§ **TASK MATERIAL**
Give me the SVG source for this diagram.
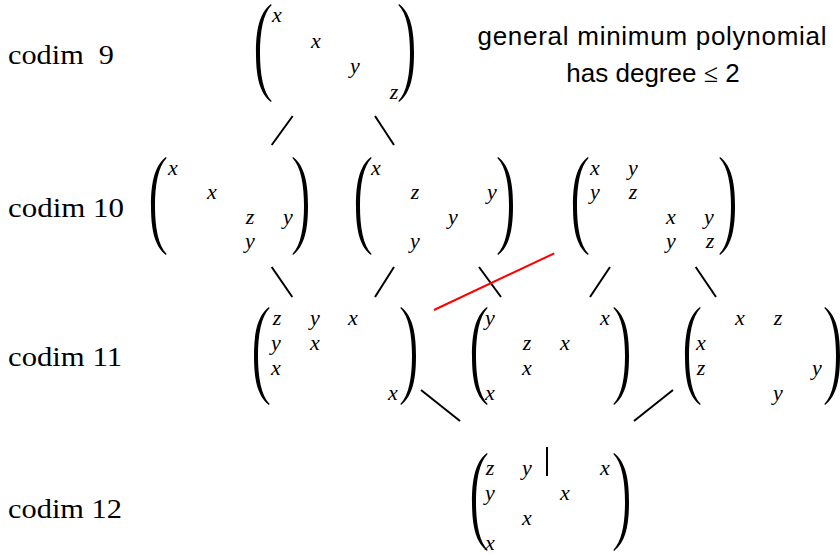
<svg xmlns="http://www.w3.org/2000/svg" xmlns:xlink="http://www.w3.org/1999/xlink" width="840" height="556" viewBox="0 0 840 556">
<style>
.lbl{font-family:"Liberation Serif",serif;font-size:27px;fill:#000;white-space:pre}
.m{font-family:"Liberation Serif",serif;font-style:italic;font-size:22px;fill:#000;text-anchor:middle}
.ss{font-family:"Liberation Sans",sans-serif;font-size:26px;fill:#000;text-anchor:middle}
.e{stroke:#000;stroke-width:2;fill:none}
.r{stroke:#ff0000;stroke-width:2;fill:none}
</style>
<defs>
<path id="lp" d="M16,0 C4,9 1,27 1,49 C1,71 4,89 16,98 L16.6,97 C8,88 5,70 5,49 C5,28 8,10 16.6,1 Z" fill="#000"/>
<path id="rp" d="M0,0 C12,9 15,27 15,49 C15,71 12,89 0,98 L-0.6,97 C8,88 11,70 11,49 C11,28 8,10 -0.6,1 Z" fill="#000"/>
</defs>
<rect width="840" height="556" fill="#fff"/>
<g id="labels">
<text class="lbl" x="8" y="64" textLength="106" lengthAdjust="spacingAndGlyphs">codim  9</text>
<text class="lbl" x="8" y="217" textLength="116" lengthAdjust="spacingAndGlyphs">codim 10</text>
<text class="lbl" x="8" y="366" textLength="114" lengthAdjust="spacingAndGlyphs">codim 11</text>
<text class="lbl" x="8" y="518" textLength="114" lengthAdjust="spacingAndGlyphs">codim 12</text>
</g>
<g id="note">
<text class="ss" x="652" y="45" textLength="349">general minimum polynomial</text>
<text class="ss" x="653" y="82">has degree <tspan font-family="Liberation Serif">≤</tspan> 2</text>
</g>
<g id="connectors">
<line class="e" x1="292.7" y1="116" x2="271.7" y2="145"/>
<line class="e" x1="375" y1="116" x2="394" y2="145"/>
<line class="e" x1="271.7" y1="267" x2="292.3" y2="297"/>
<line class="e" x1="394" y1="267" x2="375" y2="297"/>
<line class="e" x1="479" y1="267" x2="501" y2="297"/>
<line class="e" x1="610" y1="267" x2="590" y2="297"/>
<line class="e" x1="695.7" y1="267" x2="716" y2="297"/>
<line class="e" x1="421" y1="390" x2="460" y2="421"/>
<line class="e" x1="547" y1="447" x2="547" y2="476"/>
<line class="e" x1="673" y1="390" x2="634" y2="421"/>
<line class="r" x1="434" y1="310" x2="554.3" y2="253.3"/>
</g>
<g id="m9">
<use xlink:href="#lp" x="255" y="4"/><use xlink:href="#rp" x="399" y="4"/>
<text class="m" x="277" y="22">x</text>
<text class="m" x="316" y="48">x</text>
<text class="m" x="355" y="73">y</text>
<text class="m" x="394" y="99">z</text>
</g>
<g id="m10a">
<use xlink:href="#lp" x="150" y="157"/><use xlink:href="#rp" x="293" y="157"/>
<text class="m" x="173" y="175">x</text>
<text class="m" x="212" y="199">x</text>
<text class="m" x="250" y="224">z</text>
<text class="m" x="288" y="224">y</text>
<text class="m" x="250" y="248">y</text>
</g>
<g id="m10b">
<use xlink:href="#lp" x="355" y="157"/><use xlink:href="#rp" x="498" y="157"/>
<text class="m" x="376" y="175">x</text>
<text class="m" x="415" y="199">z</text>
<text class="m" x="492" y="199">y</text>
<text class="m" x="453" y="224">y</text>
<text class="m" x="415" y="248">y</text>
</g>
<g id="m10c">
<use xlink:href="#lp" x="572" y="157"/><use xlink:href="#rp" x="720" y="157"/>
<text class="m" x="595" y="175">x</text>
<text class="m" x="633" y="175">y</text>
<text class="m" x="595" y="199">y</text>
<text class="m" x="633" y="199">z</text>
<text class="m" x="671" y="224">x</text>
<text class="m" x="709" y="224">y</text>
<text class="m" x="671" y="248">y</text>
<text class="m" x="710" y="248">z</text>
</g>
<g id="m11a">
<use xlink:href="#lp" x="253" y="307"/><use xlink:href="#rp" x="401" y="307"/>
<text class="m" x="277" y="325">z</text>
<text class="m" x="315" y="325">y</text>
<text class="m" x="353" y="325">x</text>
<text class="m" x="276" y="350">y</text>
<text class="m" x="315" y="350">x</text>
<text class="m" x="276" y="375">x</text>
<text class="m" x="393" y="400">x</text>
</g>
<g id="m11b">
<use xlink:href="#lp" x="471" y="307"/><use xlink:href="#rp" x="614" y="307"/>
<text class="m" x="490" y="325">y</text>
<text class="m" x="605" y="325">x</text>
<text class="m" x="527" y="350">z</text>
<text class="m" x="565" y="350">x</text>
<text class="m" x="527" y="375">x</text>
<text class="m" x="490" y="400">x</text>
</g>
<g id="m11c">
<use xlink:href="#lp" x="684" y="307"/><use xlink:href="#rp" x="825" y="307"/>
<text class="m" x="740" y="325">x</text>
<text class="m" x="778" y="325">z</text>
<text class="m" x="701" y="350">x</text>
<text class="m" x="701" y="375">z</text>
<text class="m" x="817" y="375">y</text>
<text class="m" x="778" y="400">y</text>
</g>
<g id="m12">
<use xlink:href="#lp" x="471" y="453"/><use xlink:href="#rp" x="614" y="453"/>
<text class="m" x="490" y="475">z</text>
<text class="m" x="527" y="475">y</text>
<text class="m" x="605" y="475">x</text>
<text class="m" x="490" y="500">y</text>
<text class="m" x="565" y="500">x</text>
<text class="m" x="527" y="525">x</text>
<text class="m" x="490" y="550">x</text>
</g>
</svg>
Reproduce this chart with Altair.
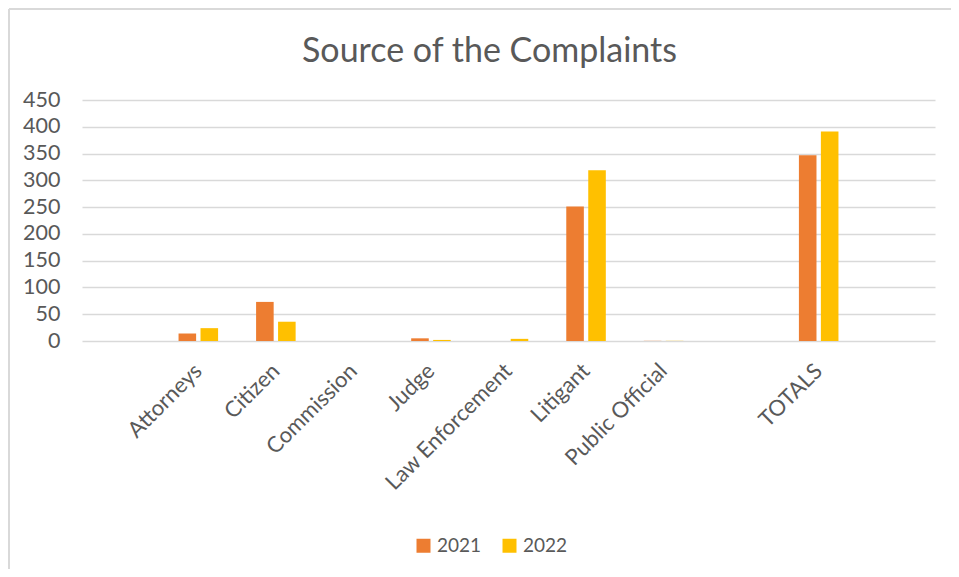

§ **AIM OF THE EXERCISE**
Using the material above, return every line exactly as it appears, minus the pictures.

§ **REPLY TO THE TASK**
Give me the SVG source for this diagram.
<svg xmlns="http://www.w3.org/2000/svg" xmlns:xlink="http://www.w3.org/1999/xlink" width="840" height="556" viewBox="0 0 840 556">
<style>
.lbl{font-family:"Liberation Serif",serif;font-size:27px;fill:#000;white-space:pre}
.m{font-family:"Liberation Serif",serif;font-style:italic;font-size:22px;fill:#000;text-anchor:middle}
.ss{font-family:"Liberation Sans",sans-serif;font-size:26px;fill:#000;text-anchor:middle}
.e{stroke:#000;stroke-width:2;fill:none}
.r{stroke:#ff0000;stroke-width:2;fill:none}
</style>
<defs>
<path id="lp" d="M16,0 C4,9 1,27 1,49 C1,71 4,89 16,98 L16.6,97 C8,88 5,70 5,49 C5,28 8,10 16.6,1 Z" fill="#000"/>
<path id="rp" d="M0,0 C12,9 15,27 15,49 C15,71 12,89 0,98 L-0.6,97 C8,88 11,70 11,49 C11,28 8,10 -0.6,1 Z" fill="#000"/>
</defs>
<rect width="840" height="556" fill="#fff"/>
<g id="labels">
<text class="lbl" x="8" y="64" textLength="106" lengthAdjust="spacingAndGlyphs">codim  9</text>
<text class="lbl" x="8" y="217" textLength="116" lengthAdjust="spacingAndGlyphs">codim 10</text>
<text class="lbl" x="8" y="366" textLength="114" lengthAdjust="spacingAndGlyphs">codim 11</text>
<text class="lbl" x="8" y="518" textLength="114" lengthAdjust="spacingAndGlyphs">codim 12</text>
</g>
<g id="note">
<text class="ss" x="652" y="45" textLength="349">general minimum polynomial</text>
<text class="ss" x="653" y="82">has degree <tspan font-family="Liberation Serif">≤</tspan> 2</text>
</g>
<g id="connectors">
<line class="e" x1="292.7" y1="116" x2="271.7" y2="145"/>
<line class="e" x1="375" y1="116" x2="394" y2="145"/>
<line class="e" x1="271.7" y1="267" x2="292.3" y2="297"/>
<line class="e" x1="394" y1="267" x2="375" y2="297"/>
<line class="e" x1="479" y1="267" x2="501" y2="297"/>
<line class="e" x1="610" y1="267" x2="590" y2="297"/>
<line class="e" x1="695.7" y1="267" x2="716" y2="297"/>
<line class="e" x1="421" y1="390" x2="460" y2="421"/>
<line class="e" x1="547" y1="447" x2="547" y2="476"/>
<line class="e" x1="673" y1="390" x2="634" y2="421"/>
<line class="r" x1="434" y1="310" x2="554.3" y2="253.3"/>
</g>
<g id="m9">
<use xlink:href="#lp" x="255" y="4"/><use xlink:href="#rp" x="399" y="4"/>
<text class="m" x="277" y="22">x</text>
<text class="m" x="316" y="48">x</text>
<text class="m" x="355" y="73">y</text>
<text class="m" x="394" y="99">z</text>
</g>
<g id="m10a">
<use xlink:href="#lp" x="150" y="157"/><use xlink:href="#rp" x="293" y="157"/>
<text class="m" x="173" y="175">x</text>
<text class="m" x="212" y="199">x</text>
<text class="m" x="250" y="224">z</text>
<text class="m" x="288" y="224">y</text>
<text class="m" x="250" y="248">y</text>
</g>
<g id="m10b">
<use xlink:href="#lp" x="355" y="157"/><use xlink:href="#rp" x="498" y="157"/>
<text class="m" x="376" y="175">x</text>
<text class="m" x="415" y="199">z</text>
<text class="m" x="492" y="199">y</text>
<text class="m" x="453" y="224">y</text>
<text class="m" x="415" y="248">y</text>
</g>
<g id="m10c">
<use xlink:href="#lp" x="572" y="157"/><use xlink:href="#rp" x="720" y="157"/>
<text class="m" x="595" y="175">x</text>
<text class="m" x="633" y="175">y</text>
<text class="m" x="595" y="199">y</text>
<text class="m" x="633" y="199">z</text>
<text class="m" x="671" y="224">x</text>
<text class="m" x="709" y="224">y</text>
<text class="m" x="671" y="248">y</text>
<text class="m" x="710" y="248">z</text>
</g>
<g id="m11a">
<use xlink:href="#lp" x="253" y="307"/><use xlink:href="#rp" x="401" y="307"/>
<text class="m" x="277" y="325">z</text>
<text class="m" x="315" y="325">y</text>
<text class="m" x="353" y="325">x</text>
<text class="m" x="276" y="350">y</text>
<text class="m" x="315" y="350">x</text>
<text class="m" x="276" y="375">x</text>
<text class="m" x="393" y="400">x</text>
</g>
<g id="m11b">
<use xlink:href="#lp" x="471" y="307"/><use xlink:href="#rp" x="614" y="307"/>
<text class="m" x="490" y="325">y</text>
<text class="m" x="605" y="325">x</text>
<text class="m" x="527" y="350">z</text>
<text class="m" x="565" y="350">x</text>
<text class="m" x="527" y="375">x</text>
<text class="m" x="490" y="400">x</text>
</g>
<g id="m11c">
<use xlink:href="#lp" x="684" y="307"/><use xlink:href="#rp" x="825" y="307"/>
<text class="m" x="740" y="325">x</text>
<text class="m" x="778" y="325">z</text>
<text class="m" x="701" y="350">x</text>
<text class="m" x="701" y="375">z</text>
<text class="m" x="817" y="375">y</text>
<text class="m" x="778" y="400">y</text>
</g>
<g id="m12">
<use xlink:href="#lp" x="471" y="453"/><use xlink:href="#rp" x="614" y="453"/>
<text class="m" x="490" y="475">z</text>
<text class="m" x="527" y="475">y</text>
<text class="m" x="605" y="475">x</text>
<text class="m" x="490" y="500">y</text>
<text class="m" x="565" y="500">x</text>
<text class="m" x="527" y="525">x</text>
<text class="m" x="490" y="550">x</text>
</g>
</svg>
Reproduce this chart with Altair.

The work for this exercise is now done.